The second rule he doesn't break. In fact, the ban on fashion-driven historicity seems to apply more to this album than any of the previous ones, since most songs fail to fit any pre-packaged stylistic format. Bird's first two records were nicely timed for a national swing craze (Bird himself was tutored in pop structure by one of the most popular swing revival bands, Squirrel Nut Zippers). It's hard not to wonder whether Bird's style change wasn't at least partially motivated by the shrinking commercial cache of neo-swing, but he's acquitted because a sound this successful shouldn't be quibbled over, and because he draws liberally from all sorts of unhip sources in this record.

For the most part, those sources are drawn from the 1950s and '60s. Bird has denied in the press steeping himself in 1960s garage music or any other particular era, but The Swimming Hour is rich with references--to 60s style garage sounds ("Two-Way Action"), electric blues ("Satisfied"), the string-soaked balladry of those decades ("Dear Old Greenland"), surfer guitar ("Way Out West"), some Johnny Cash riffs ("Way Out West" again), even a Beatleism or two. Plus there are a few outright historical items, including a couple of pre-World War II covers and the quirky, quaint waltz "Waiting to Talk."

But fear not, Birdophiles: the violinist who used to just about cover his ears to avoid hearing pop music turns out to be a very good pop artist. The album's strongest tunes are often the most original--most notably the perfectly produced, richly melodic, rythym-driven "11:11,"which contemplates the fickleness of fate with typically articulate multi-syllabic wordy word play.

As a vocalist, there's no question this is Andrew Bird's finest album to date. On both previous albums he attempted on several tracks to imitate the jokey eccentricities of the early swing artists who inspired him--eccentricities that while charming and well-suited to the styles of the songs, simply were not well-suited to his voice.
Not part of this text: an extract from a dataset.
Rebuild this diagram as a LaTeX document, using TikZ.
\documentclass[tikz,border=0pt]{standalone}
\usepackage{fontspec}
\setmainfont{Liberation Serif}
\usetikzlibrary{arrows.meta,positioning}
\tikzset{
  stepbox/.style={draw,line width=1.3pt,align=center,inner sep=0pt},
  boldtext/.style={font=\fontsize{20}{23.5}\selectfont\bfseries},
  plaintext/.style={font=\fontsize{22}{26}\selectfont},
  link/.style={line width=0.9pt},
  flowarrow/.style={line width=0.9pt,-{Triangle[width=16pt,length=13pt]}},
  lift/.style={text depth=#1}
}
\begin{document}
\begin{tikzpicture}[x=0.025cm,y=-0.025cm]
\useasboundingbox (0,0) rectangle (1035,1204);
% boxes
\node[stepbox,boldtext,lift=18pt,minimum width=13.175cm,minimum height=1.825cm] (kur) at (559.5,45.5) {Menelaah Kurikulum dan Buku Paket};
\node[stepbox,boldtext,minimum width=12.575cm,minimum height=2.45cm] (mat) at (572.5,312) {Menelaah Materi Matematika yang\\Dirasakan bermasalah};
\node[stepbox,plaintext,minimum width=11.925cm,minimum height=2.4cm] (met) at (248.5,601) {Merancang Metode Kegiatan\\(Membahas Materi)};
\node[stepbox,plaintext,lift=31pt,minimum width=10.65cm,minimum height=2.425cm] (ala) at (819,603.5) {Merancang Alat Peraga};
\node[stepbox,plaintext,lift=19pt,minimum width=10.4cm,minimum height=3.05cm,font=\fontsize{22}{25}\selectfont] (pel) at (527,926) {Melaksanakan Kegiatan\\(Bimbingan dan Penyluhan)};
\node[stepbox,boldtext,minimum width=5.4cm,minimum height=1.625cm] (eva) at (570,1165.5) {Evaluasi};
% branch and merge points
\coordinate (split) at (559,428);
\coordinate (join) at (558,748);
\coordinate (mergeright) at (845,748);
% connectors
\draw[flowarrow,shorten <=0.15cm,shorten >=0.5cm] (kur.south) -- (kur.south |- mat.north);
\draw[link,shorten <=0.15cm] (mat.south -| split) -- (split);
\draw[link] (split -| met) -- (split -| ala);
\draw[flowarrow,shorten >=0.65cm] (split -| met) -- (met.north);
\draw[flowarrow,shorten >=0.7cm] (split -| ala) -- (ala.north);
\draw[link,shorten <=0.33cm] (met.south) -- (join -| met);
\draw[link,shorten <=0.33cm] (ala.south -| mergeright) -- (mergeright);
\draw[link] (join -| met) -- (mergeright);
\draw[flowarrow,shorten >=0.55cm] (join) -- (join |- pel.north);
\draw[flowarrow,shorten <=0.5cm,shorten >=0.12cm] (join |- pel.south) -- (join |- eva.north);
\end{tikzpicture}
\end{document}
This time, he sticks to the sounds he does best: smooth, flexible, rangy, reminiscent of one of modern pop's greatest vocal masters, Jeff Buckley.
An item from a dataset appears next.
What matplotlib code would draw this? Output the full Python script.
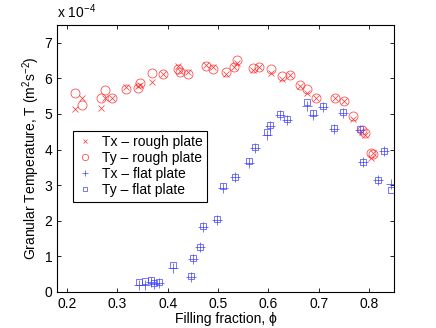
import matplotlib
matplotlib.use("Agg")
import matplotlib.pyplot as plt

plt.rcParams['font.family'] = ['Liberation Sans', 'DejaVu Sans']
plt.rcParams['mathtext.fontset'] = 'custom'
plt.rcParams['mathtext.rm'] = 'Liberation Sans'
plt.rcParams['mathtext.it'] = 'Liberation Sans'

# rough plate
rough_phi = [0.215, 0.230, 0.267, 0.275, 0.290, 0.317, 0.341, 0.345, 0.368, 0.390,
             0.420, 0.425, 0.441, 0.475, 0.490, 0.515, 0.531, 0.537, 0.570, 0.581,
             0.605, 0.627, 0.643, 0.663, 0.677, 0.695, 0.733, 0.750, 0.769, 0.787,
             0.792, 0.803, 0.808]
rough_tx = [5.13, 5.44, 5.16, 5.45, 5.46, 5.75, 5.78, 5.80, 5.90, 6.13,
            6.36, 6.20, 6.19, 6.38, 6.33, 6.12, 6.33, 6.42, 6.24, 6.33,
            6.16, 5.98, 6.09, 5.79, 5.58, 5.44, 5.44, 5.37, 4.87, 4.50,
            4.40, 3.75, 3.90]
rough_ty = [5.60, 5.25, 5.44, 5.67, 5.44, 5.70, 5.74, 5.86, 6.15, 6.12,
            6.27, 6.17, 6.12, 6.34, 6.26, 6.19, 6.33, 6.52, 6.30, 6.33,
            6.26, 6.07, 6.09, 5.81, 5.69, 5.44, 5.44, 5.35, 4.94, 4.55,
            4.46, 3.91, 3.88]

# flat plate
flat_phi = [0.343, 0.355, 0.366, 0.372, 0.383, 0.410, 0.447, 0.450, 0.465, 0.470,
            0.498, 0.510, 0.533, 0.562, 0.574, 0.597, 0.604, 0.623, 0.637, 0.677,
            0.689, 0.708, 0.731, 0.749, 0.782, 0.789, 0.818, 0.830, 0.843]
flat_tx = [0.20, 0.20, 0.28, 0.22, 0.24, 0.66, 0.42, 0.92, 1.25, 1.83,
           2.02, 2.93, 3.22, 3.62, 4.04, 4.42, 4.66, 4.98, 4.84, 5.22,
           4.98, 5.20, 4.58, 5.02, 4.55, 3.66, 3.15, 3.97, 3.02]
flat_ty = [0.28, 0.30, 0.33, 0.25, 0.28, 0.76, 0.45, 0.94, 1.27, 1.85,
           2.06, 2.97, 3.24, 3.67, 4.08, 4.48, 4.68, 5.00, 4.86, 5.33,
           5.02, 5.22, 4.60, 5.06, 4.57, 3.66, 3.15, 3.97, 2.87]

labels = ['Tx \u2013 rough plate', 'Ty \u2013 rough plate',
          'Tx \u2013 flat plate', 'Ty \u2013 flat plate']
x_ticks = [0.2, 0.3, 0.4, 0.5, 0.6, 0.7, 0.8]
y_ticks = [0, 1, 2, 3, 4, 5, 6, 7]

fig = plt.figure(figsize=(4.36, 3.28), dpi=100)
ax = fig.add_axes([0.131, 0.110, 0.773, 0.814])

lw = 0.5
red = '#ff3030'
blue = '#4040ff'
ax.plot(rough_phi, rough_tx, 'x', color=red, ms=5, mew=lw, label=labels[0])
ax.plot(rough_phi, rough_ty, 'o', color=red, mfc='none', ms=6.5, mew=lw, label=labels[1])
ax.plot(flat_phi, flat_tx, '+', color=blue, ms=7, mew=lw, label=labels[2])
ax.plot(flat_phi, flat_ty, 's', color=blue, mfc='none', ms=5, mew=lw, label=labels[3])

ax.set_xlim(0.18, 0.85)
ax.set_ylim(0, 7.5)
ax.set_xticks(x_ticks)
ax.set_xticklabels([f'{v:g}' for v in x_ticks])
ax.set_yticks(y_ticks)
ax.set_yticklabels([f'{v:g}' for v in y_ticks])
ax.tick_params(direction='in', top=True, right=True, labelsize=10, length=3, width=0.6)
for s in ax.spines.values():
    s.set_linewidth(0.8)

ax.set_xlabel('Filling fraction, \u03d5', fontsize=10, labelpad=1)
ax.set_ylabel('Granular Temperature, T (m$^2$s$^{-2}$)', fontsize=10)
ax.yaxis.set_label_coords(-0.045, 0.5)
ax.text(0.0, 1.015, 'x 10$^{-4}$', transform=ax.transAxes, fontsize=10, ha='left', va='bottom')

leg = ax.legend(loc='upper left', bbox_to_anchor=(0.047, 0.603), fontsize=10,
                frameon=True, fancybox=False, edgecolor='black', framealpha=1,
                handlelength=1.2, handletextpad=0.6, borderpad=0.3, labelspacing=0.15,
                borderaxespad=0, markerscale=0.7)
leg.get_frame().set_linewidth(0.8)

fig.savefig('out.png', dpi=100)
On "Why?" he even pulls off an excellent Billie Holiday imitation. The vocal choice perfectly matches the masochistic lyrics, which recall Holiday's own famous proclivity for unhealthy relationships: "I thought that time would tell/My sins would provoke you to raise some hell/Not a chance/ Whatever happened to fiery romance? Oh how I wish it was the dishes you were throwing/Damn you for being so easy going." So mourn but a little the Bowl's pre-war innocence. The new stuff retains the spirit of the old. And even the most ardent purists in the crowded Metro on April 15 could console themselves that, even if the cello-bass and the acoustic guitar had been replaced by large electric equivalents, at least the Bowl of Fire is still closing every concert with the lively Cuban shuffler "Depression/Passilo."